BOSTON, MA, OCTOBER 26, 2020 – Catabasis Pharmaceuticals, Inc. (NASDAQ:CATB), a clinical-stage biopharmaceutical company, today announced that the Phase 3 PolarisDMD trial of edasalonexent in Duchenne muscular dystrophy (DMD) did not meet the primary endpoint, which was a change from baseline in the North Star Ambulatory Assessment (NSAA) over one year of edasalonexent compared to placebo. The secondary endpoint timed function tests (time to stand, 10-meter walk/run and 4-stair climb) also did not show statistically significant improvements. Edasalonexent was observed to be generally safe and well-tolerated in this trial. Catabasis is stopping activities related to the development of edasalonexent including the ongoing GalaxyDMD open-label extension trial. The Company plans to work with external advisors to explore and evaluate strategic options going forward.
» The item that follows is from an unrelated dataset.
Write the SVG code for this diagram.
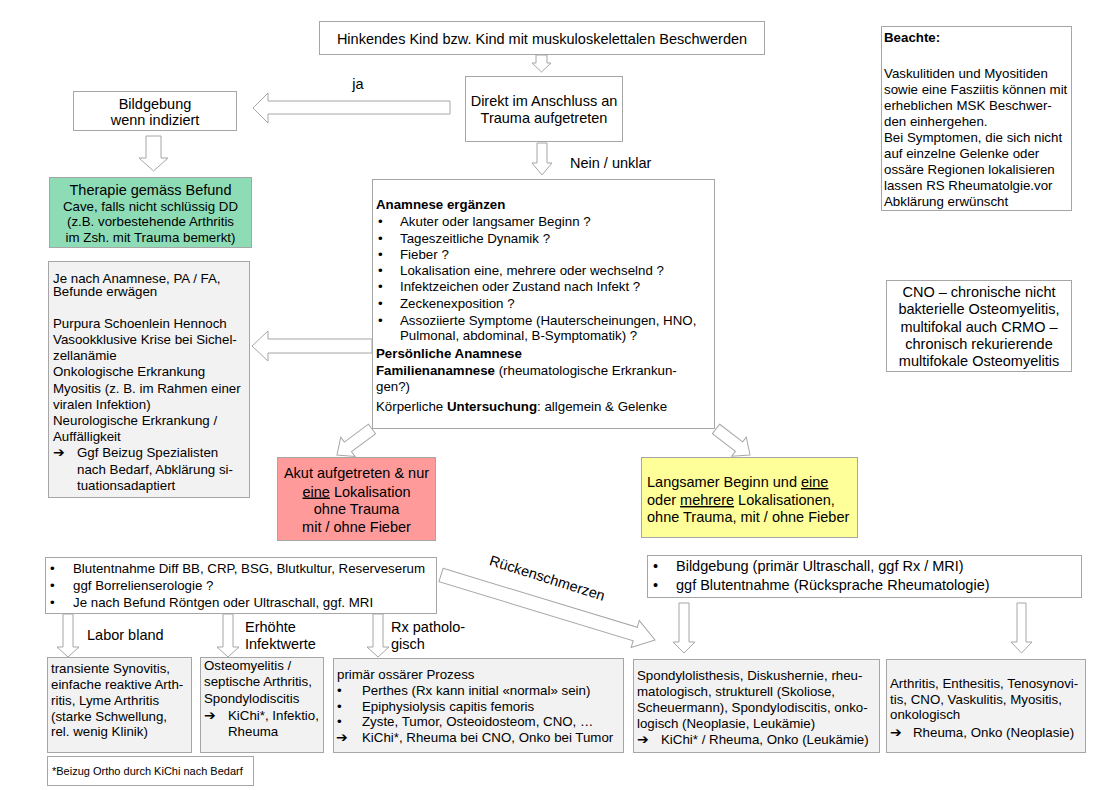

“We are deeply saddened and disappointed by the results of our Phase 3 PolarisDMD trial,” said Jill C. Milne, Ph.D., Chief Executive Officer of Catabasis. “I want to sincerely thank all of the boys, their families and caregivers, investigators and the trial sites that participated in and enabled this program. The entire Catabasis team has worked tirelessly to find a treatment for this progressive disease. We hope that our data and work to date can be used to benefit ongoing and future research in DMD.”


The Phase 3 trial was a one-year placebo-controlled trial designed to evaluate the safety and efficacy of edasalonexent in boys ages 4-7 (up to 8th birthday) with DMD. The global trial enrolled 131 boys across eight countries, with any mutation type, who were not on steroids. Edasalonexent was well-tolerated, consistent with the safety profile seen to date. The majority of adverse events were mild in nature and the most common treatment-related adverse events were diarrhea, vomiting, abdominal pain and rash. There were no treatment-related serious adverse events and no dose reductions. The global COVID-19 pandemic had no meaningful impact on the trial or its results. Data from the PolarisDMD trial will be further analyzed and are expected to be presented at an upcoming scientific conference and published.


“These results are disheartening for the Duchenne community, and specifically for the boys who participated in this trial and their families. However, the results contribute to the natural history data of Duchenne and add to the knowledge base that will one day produce a foundational, long-term therapy for this disease,” said Pat Furlong, Founding President and Chief Executive Officer of Parent Project Muscular Dystrophy (PPMD). “The continued advancement of research and the development of possible treatment options will remain of critical importance to our community. We appreciate Catabasis’ efforts and commitment to every family that is or has ever been affected by Duchenne.” 


The Company expects to report Q3 2020 financials in November of 2020. As of September 30, 2020, Catabasis had cash and cash equivalents of approximately $52.9 million.

The company is pre-revenue, R&D is likely at a full stop now, general and administrative expenses have run a little under $3MM:

Now that the company is a cash shell, the burn rate should be lower, but let's just call it $1MM a month going forward.  Cash and marketable securities were ~$54MM as of 6/30, Catabasis does have an ATM program they have been hitting for incremental cash, so to square the cash burn against the $52.9MM they reported in their press release, let's assume they've issued another 1 million shares, bringing their total to approximately 20 million shares outstanding.  At a price of $1.36, that gives us a market cap of $27MM versus a cash balance of ~$50MM, almost a 50 cent dollar.  And since CATB never generated revenue, we have a large NOL here as well of approximately $200MM. 

The most likely outcome is in the next few months a privately held biotech will merge into and come public through a reverse merger with CATB.  Effectively using CATB as a capital raising transaction with a deSPAC like transaction except here a target has more certainty in the actual amount of cash raised.